Il ne suffit que d'une fraction de seconde pour constater le gouffre esthétique qu'il y a entre les deux films. On voit que Tsui Hark est aux manettes et cette suite/version 2017 explose la rétine à chaque plan. C'est d'une démesure visuelle et plastique ahurissante avec des couleurs somptueuses, des détails à profusion, des décors gigantesques et accessoirement une 3D qui éblouit de bout en bout avec des pointes de poésie (les cheveux dans l'eau!). Il n'y pas l'ombre d'un doute : pour l'utilisation de la 3D Tsui Hark enfonce toute la concurrence et prouve qu'il a définitivement compris le médium. Il l'exploite autant que possible, jouant beaucoup sur différentes strates colorées pour créer une ambiance très comic book. C'est un vrai régal pour les yeux, tant dans l’opulence (le palais oriental) que dans la retenue (les scènes de camps nocturnes). Il faut ajouter à ça quelques séquences d'action ébouriffantes et d'une maitrise impeccable comme la séquence affolante avec les femmes araignées ou celle du démon jouet.
Et pourtant, le film se révèle inversement froid et ne crée pas un enthousiasme sur la longueur.
La raison vient en grande partie du scénario qui cette fois suit la structure du roman même si les péripéties sont là encore inédites. C'est donc plutôt mécanique dans l'enchaînement des situations et surtout les personnages ont perdu toutes humanité et complicité. Ils ne sont jamais fouillées comme si les auteurs se disaient que les spectateurs (chinois) sont désormais en terrain connu avec quatuor et qu'il n'y avait pas besoin de les développer.
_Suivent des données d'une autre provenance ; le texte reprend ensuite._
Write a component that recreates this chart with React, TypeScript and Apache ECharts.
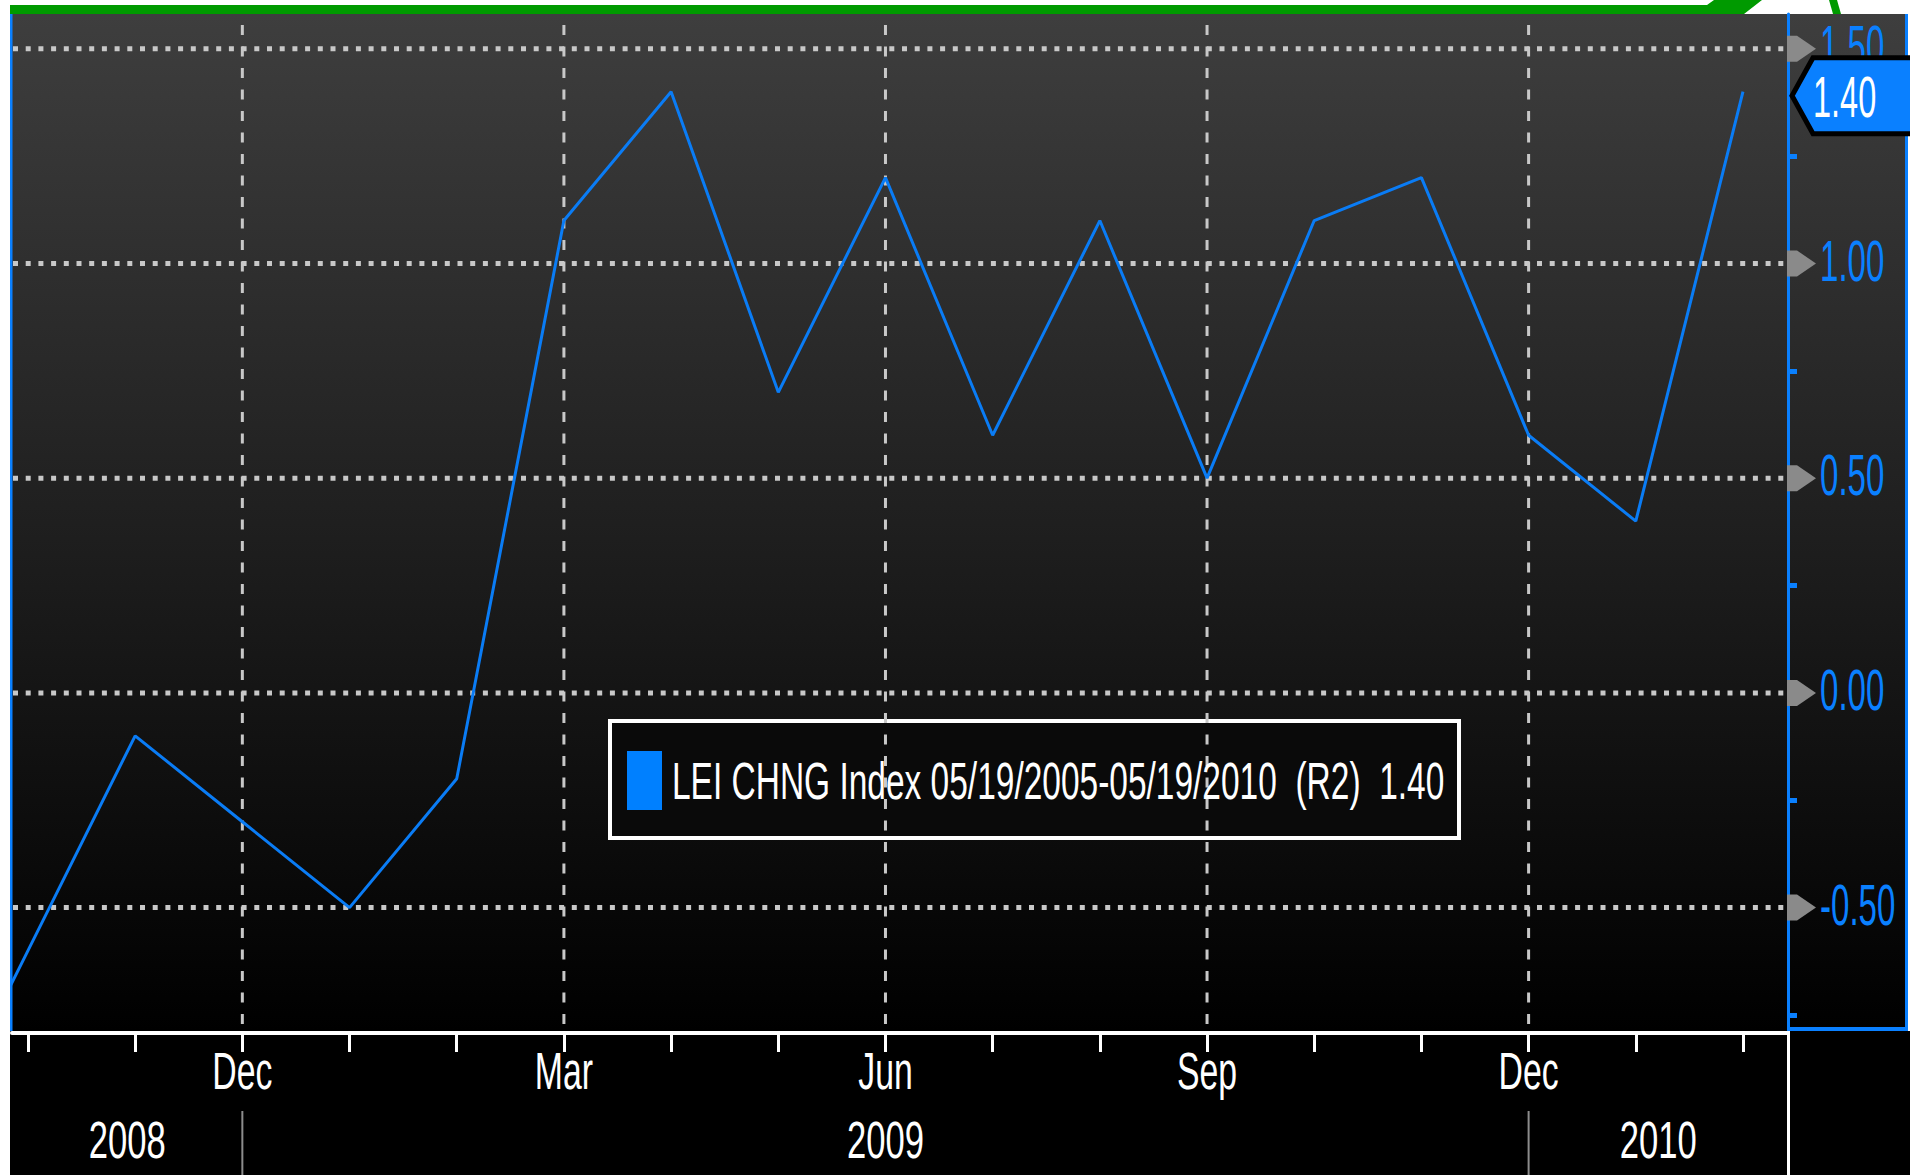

Une erreur grossière tant l'alchimie est inexistante dans la relation entre les personnages et que, sorti du Roi singe et du moine, tous les autres sont inexistants (à noter que le cheval/dragon n'apparait même pas). Le problème vient aussi d'un casting décevant assez fade et transparent. Et puis, le petit twist sur le piège à la fin du film n'est pas du tout cohérent avec le roman et l'esprit des personnages.
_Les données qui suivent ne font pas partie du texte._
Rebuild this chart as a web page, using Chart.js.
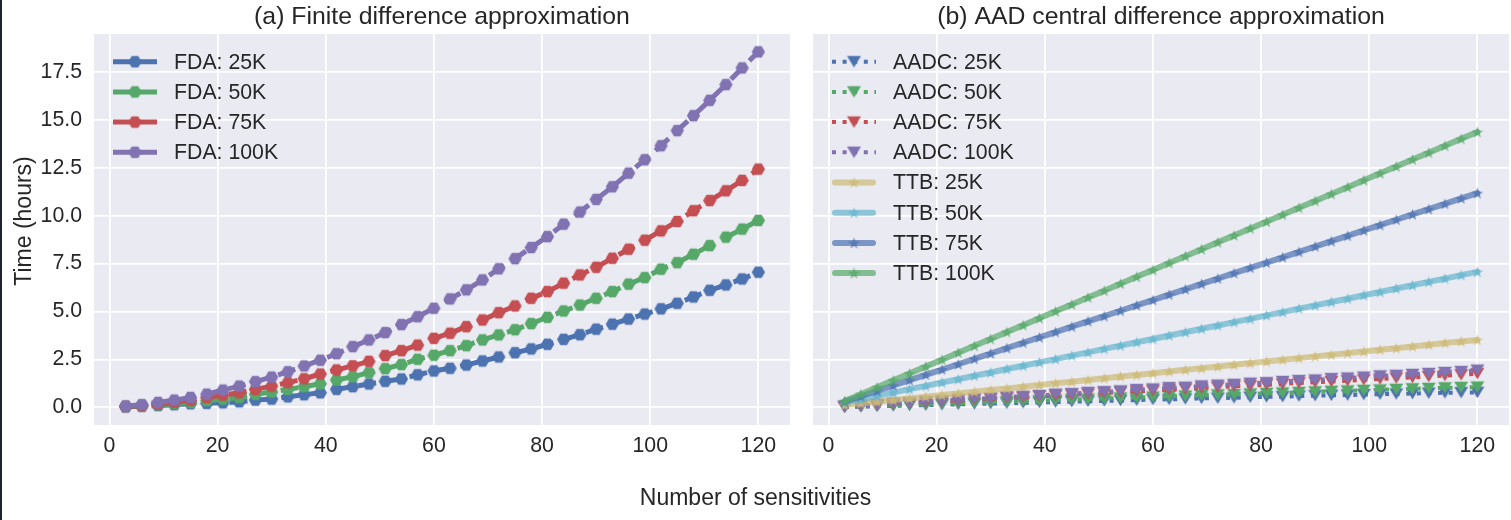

De plus, l'humour a ici presque totalement disparu et les gags restant sont pour le moins basiques et tiède. Finalement le plus drôle étaient les teasers mettant en scène Tsui Hark et Stephen Chow.
Le dernier souci vient aussi de la réalisation de Tsui Hark qui pense tellement à la démesure graphique que son filme n'est pas aussi spectaculaire ou divertissement qu'on pourrait le croire. Le climax balance des SFX et des plans iconiques à tout bout de champ mais n'a rien de grisant en fait. A la rigueur, celui du Roi singe 2 de Soi Cheang était plus fun avec son armée de crânes volant.
Comme le disait un ami, un film entre deux chaises donc. D'un côté, la beauté de sa direction artistique et la folie de sa mise en scène (3D incluse) sont indéniables mais on ne peut pas nier que ça tourne trop dans le vide.